→ DIRECTIONS: List all lines in the material below that contain "React".

________________________________________

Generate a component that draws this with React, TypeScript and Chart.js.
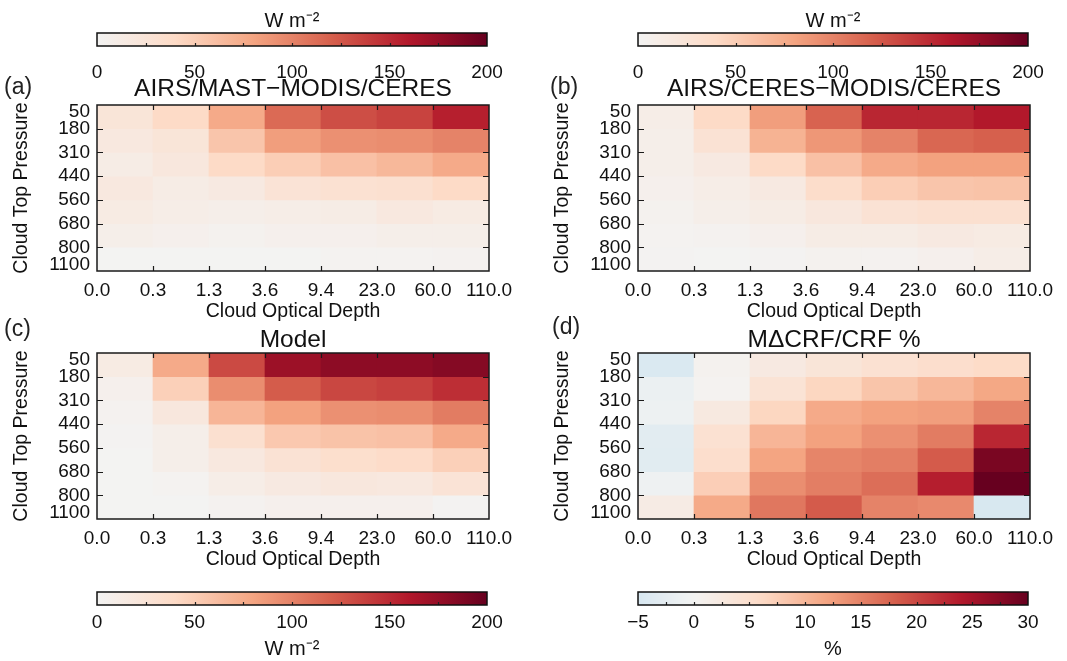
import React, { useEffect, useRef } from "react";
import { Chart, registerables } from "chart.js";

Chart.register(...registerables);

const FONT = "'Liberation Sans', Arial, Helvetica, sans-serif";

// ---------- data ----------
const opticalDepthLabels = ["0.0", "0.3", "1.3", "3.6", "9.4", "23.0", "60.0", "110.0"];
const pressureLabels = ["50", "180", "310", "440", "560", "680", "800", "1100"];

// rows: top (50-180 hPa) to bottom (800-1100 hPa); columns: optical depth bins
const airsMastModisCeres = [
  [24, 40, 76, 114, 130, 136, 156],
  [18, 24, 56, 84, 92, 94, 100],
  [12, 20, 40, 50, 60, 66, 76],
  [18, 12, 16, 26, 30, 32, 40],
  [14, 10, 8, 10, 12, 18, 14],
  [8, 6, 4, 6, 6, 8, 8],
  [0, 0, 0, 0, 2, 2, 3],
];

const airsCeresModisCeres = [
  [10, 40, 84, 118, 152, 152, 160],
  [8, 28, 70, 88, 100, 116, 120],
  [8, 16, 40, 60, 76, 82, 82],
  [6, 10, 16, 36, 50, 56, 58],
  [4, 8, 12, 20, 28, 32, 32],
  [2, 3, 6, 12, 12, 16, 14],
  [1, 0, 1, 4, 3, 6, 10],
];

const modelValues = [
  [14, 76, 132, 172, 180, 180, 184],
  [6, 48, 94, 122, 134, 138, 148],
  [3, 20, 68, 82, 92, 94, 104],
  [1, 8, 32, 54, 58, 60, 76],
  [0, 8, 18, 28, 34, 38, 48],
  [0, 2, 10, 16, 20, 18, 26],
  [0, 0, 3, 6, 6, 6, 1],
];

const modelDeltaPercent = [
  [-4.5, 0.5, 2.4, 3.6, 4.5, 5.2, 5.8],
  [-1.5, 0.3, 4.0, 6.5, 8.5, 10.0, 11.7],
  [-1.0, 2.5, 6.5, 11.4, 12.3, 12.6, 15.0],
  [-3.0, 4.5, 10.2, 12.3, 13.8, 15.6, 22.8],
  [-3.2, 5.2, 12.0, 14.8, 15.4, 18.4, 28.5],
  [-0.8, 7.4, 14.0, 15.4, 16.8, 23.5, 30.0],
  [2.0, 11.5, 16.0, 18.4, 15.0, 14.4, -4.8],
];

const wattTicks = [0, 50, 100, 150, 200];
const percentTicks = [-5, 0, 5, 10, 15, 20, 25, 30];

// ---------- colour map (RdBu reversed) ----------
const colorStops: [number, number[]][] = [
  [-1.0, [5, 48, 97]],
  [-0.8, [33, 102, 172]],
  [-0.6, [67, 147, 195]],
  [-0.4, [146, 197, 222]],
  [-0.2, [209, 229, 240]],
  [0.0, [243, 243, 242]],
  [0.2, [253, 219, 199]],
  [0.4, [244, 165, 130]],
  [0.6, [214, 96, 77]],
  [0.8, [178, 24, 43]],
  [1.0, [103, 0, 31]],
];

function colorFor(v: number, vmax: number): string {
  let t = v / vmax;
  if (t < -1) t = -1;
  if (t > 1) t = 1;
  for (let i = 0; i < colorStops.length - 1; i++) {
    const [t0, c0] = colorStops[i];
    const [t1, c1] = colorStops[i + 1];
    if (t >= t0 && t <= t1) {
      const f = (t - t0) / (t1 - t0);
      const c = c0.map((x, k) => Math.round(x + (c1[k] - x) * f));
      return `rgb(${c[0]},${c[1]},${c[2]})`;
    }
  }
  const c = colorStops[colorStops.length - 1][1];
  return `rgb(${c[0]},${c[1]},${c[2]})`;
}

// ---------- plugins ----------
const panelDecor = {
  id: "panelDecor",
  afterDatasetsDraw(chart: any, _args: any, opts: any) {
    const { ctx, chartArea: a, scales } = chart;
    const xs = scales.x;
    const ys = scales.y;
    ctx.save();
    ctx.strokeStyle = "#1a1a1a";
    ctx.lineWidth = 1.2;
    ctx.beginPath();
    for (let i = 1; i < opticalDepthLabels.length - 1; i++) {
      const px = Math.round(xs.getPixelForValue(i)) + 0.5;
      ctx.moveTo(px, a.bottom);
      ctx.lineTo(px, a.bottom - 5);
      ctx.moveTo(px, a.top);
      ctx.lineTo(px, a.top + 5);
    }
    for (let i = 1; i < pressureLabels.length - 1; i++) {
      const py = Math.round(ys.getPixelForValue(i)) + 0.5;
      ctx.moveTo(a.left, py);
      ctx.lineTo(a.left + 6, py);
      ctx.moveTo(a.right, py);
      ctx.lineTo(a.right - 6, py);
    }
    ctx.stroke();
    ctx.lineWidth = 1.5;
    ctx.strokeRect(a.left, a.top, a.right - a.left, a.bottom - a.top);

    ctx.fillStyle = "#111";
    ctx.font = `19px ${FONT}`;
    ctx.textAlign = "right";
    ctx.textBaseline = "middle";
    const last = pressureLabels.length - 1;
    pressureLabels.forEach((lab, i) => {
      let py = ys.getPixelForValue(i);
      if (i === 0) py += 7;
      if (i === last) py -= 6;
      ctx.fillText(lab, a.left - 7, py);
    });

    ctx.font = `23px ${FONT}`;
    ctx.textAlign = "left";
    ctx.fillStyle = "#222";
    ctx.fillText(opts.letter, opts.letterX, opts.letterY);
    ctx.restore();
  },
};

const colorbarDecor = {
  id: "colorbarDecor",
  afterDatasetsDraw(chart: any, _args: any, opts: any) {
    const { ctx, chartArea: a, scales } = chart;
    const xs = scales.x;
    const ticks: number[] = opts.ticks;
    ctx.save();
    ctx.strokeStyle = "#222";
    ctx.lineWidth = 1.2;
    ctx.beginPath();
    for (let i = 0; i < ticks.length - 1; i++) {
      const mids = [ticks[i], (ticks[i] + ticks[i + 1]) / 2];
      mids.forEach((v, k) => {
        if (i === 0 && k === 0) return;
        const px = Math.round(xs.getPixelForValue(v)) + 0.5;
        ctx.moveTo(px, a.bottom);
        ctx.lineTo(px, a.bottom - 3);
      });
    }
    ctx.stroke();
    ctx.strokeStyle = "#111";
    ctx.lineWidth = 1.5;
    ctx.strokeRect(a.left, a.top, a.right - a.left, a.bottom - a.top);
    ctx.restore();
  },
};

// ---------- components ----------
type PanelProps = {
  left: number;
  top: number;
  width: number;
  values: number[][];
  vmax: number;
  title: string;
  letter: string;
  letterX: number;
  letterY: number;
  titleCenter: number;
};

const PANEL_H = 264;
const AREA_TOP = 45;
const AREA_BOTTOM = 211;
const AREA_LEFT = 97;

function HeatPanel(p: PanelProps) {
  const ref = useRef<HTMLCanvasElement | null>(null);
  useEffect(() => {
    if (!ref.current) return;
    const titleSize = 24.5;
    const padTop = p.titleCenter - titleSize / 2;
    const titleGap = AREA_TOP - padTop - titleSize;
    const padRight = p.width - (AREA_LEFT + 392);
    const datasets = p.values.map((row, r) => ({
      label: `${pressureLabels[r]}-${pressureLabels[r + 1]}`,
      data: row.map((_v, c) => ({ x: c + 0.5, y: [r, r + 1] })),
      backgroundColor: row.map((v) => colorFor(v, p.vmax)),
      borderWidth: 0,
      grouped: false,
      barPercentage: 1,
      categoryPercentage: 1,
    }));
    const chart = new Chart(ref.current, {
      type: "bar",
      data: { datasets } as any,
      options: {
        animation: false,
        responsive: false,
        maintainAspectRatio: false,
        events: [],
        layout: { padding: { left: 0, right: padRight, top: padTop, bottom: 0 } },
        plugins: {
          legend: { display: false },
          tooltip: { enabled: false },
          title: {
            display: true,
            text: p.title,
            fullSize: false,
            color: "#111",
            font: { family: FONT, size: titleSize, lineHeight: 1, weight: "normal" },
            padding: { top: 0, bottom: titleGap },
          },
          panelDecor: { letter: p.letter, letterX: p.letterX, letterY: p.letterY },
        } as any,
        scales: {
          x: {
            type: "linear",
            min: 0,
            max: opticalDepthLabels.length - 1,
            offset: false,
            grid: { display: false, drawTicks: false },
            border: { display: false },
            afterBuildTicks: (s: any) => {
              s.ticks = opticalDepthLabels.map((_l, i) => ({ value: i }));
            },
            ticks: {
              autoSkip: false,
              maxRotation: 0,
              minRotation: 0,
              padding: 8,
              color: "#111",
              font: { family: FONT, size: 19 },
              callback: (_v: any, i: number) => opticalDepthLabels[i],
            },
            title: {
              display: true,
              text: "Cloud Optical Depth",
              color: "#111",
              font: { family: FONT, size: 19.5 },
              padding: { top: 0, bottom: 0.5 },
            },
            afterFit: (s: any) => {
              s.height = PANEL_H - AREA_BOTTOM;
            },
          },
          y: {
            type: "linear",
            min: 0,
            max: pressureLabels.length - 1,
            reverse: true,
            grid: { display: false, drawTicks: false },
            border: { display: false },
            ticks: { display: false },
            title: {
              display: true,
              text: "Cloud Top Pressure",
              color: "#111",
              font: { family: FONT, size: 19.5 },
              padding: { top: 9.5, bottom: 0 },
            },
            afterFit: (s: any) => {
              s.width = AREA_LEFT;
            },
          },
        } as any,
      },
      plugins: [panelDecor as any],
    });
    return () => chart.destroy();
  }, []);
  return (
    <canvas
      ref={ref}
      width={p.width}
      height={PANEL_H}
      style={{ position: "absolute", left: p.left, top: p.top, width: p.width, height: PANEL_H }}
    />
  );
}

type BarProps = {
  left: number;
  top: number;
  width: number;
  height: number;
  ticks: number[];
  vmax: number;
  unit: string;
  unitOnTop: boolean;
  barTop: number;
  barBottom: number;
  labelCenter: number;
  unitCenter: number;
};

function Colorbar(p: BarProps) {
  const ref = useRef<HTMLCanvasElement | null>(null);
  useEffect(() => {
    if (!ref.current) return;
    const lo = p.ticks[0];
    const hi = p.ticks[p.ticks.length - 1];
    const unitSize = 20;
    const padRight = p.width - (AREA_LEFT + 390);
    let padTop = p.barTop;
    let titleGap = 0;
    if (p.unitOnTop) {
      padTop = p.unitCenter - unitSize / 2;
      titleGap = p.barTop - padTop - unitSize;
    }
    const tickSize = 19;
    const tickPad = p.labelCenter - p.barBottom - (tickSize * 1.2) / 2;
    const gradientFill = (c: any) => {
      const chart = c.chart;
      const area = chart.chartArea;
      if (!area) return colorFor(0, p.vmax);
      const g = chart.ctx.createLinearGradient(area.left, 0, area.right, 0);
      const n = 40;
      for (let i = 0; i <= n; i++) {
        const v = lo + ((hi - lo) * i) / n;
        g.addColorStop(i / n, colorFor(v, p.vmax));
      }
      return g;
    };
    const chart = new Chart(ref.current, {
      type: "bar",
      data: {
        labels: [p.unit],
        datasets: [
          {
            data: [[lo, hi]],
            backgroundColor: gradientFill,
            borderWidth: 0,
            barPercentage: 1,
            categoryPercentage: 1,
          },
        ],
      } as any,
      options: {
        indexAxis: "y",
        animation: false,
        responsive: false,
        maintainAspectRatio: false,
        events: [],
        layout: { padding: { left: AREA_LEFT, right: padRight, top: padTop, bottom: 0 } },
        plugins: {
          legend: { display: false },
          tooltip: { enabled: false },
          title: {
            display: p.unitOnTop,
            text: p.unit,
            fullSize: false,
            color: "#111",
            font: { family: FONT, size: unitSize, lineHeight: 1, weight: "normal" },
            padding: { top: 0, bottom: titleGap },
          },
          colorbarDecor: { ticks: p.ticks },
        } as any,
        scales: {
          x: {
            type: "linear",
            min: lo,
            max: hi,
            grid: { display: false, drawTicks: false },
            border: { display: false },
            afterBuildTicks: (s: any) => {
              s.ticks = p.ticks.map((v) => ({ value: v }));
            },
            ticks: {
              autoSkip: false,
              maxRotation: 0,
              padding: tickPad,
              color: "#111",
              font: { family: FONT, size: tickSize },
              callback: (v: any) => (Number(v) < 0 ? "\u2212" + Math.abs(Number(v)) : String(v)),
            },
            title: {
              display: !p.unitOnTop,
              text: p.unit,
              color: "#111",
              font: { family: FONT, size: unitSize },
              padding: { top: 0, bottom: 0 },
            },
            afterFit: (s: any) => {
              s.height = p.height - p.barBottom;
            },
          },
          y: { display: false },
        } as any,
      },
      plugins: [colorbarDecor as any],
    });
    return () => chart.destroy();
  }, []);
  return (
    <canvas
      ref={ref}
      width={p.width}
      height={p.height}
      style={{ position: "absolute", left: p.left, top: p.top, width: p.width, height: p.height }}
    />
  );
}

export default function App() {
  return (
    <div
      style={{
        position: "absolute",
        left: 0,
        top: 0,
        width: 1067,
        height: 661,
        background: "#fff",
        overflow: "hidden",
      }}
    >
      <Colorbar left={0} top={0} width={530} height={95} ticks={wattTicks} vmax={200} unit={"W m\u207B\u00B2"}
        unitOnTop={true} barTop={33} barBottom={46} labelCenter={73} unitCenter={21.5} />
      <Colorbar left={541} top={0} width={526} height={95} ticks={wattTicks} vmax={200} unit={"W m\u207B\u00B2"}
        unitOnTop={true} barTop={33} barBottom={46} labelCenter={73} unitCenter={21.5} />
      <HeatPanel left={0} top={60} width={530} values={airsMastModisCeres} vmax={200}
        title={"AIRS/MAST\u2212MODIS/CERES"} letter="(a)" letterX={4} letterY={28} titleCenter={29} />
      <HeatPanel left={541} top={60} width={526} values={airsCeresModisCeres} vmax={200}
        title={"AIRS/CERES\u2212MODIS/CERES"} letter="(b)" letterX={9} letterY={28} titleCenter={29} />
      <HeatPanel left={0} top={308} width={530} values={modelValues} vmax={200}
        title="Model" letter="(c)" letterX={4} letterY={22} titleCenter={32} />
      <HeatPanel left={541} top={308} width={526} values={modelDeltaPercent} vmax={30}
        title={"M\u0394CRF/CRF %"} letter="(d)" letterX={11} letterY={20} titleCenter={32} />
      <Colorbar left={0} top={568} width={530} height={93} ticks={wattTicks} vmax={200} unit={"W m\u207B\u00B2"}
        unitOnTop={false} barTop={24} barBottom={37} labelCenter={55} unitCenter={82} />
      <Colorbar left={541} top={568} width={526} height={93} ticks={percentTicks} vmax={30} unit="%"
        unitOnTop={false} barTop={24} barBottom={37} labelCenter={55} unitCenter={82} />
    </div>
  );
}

________________________________________

→ EXERCISE SOLUTION:
Generate a component that draws this with React, TypeScript and Chart.js.
import React, { useEffect, useRef } from "react";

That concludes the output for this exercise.